Biden is also being investigated for failing to register under the Foreign Agents Registration Act in all of his international exploitation of Vice President Daddy. The Times reported that the laptop emails show Hunter was sensitive to avoiding any FARA problems.
In his dealings with the Ukrainian oil and gas firm Burisma, Biden recommended enlisting the law firm where he worked at the time, Boies Schiller Flexner, to "devise a media plan and arrange for legal protections and mitigate U.S. domestic negative press regarding the current leadership if need be."
One wonders if they really needed much help in "mitigating negative press" with the New York Times and the rest.

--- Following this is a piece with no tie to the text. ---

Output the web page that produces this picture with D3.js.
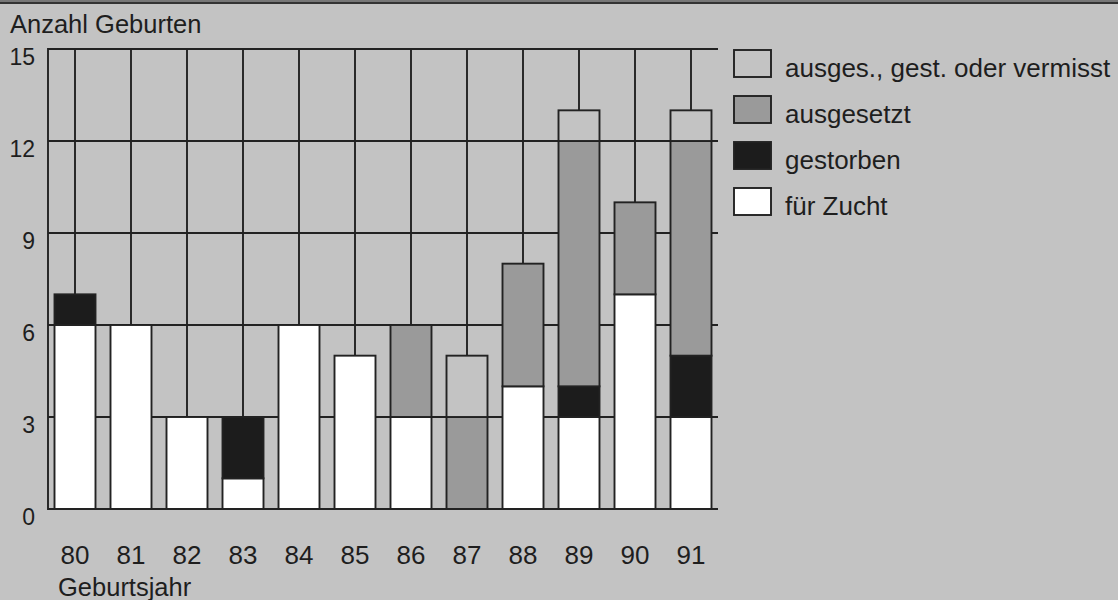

Maybe they meant conservative outlets like Fox and the New York Post.
At the end of the story, the Times reported on prosecutors meeting with a "former employee of Mr. Biden's, Lunden Alexis Roberts," asking "which corporate entity" Hunter used to pay her for ... nine months. This is obfuscating the woman who the racier New York Post described as Hunter's "baby mama," the "stripper." Roberts, who once danced at the Mpire Gentleman's Club in Washington, D.C., has a 3-year-old daughter fathered by Hunter named Navy Roberts. The little girl was unsurprisingly left out of the grandchild stockings on display at the White House last Christmas.
This is where you laugh at reporters who boast that "our only bias is in favor of a good story." Juicy stories dry up and waste away all the time when they're about Democrats.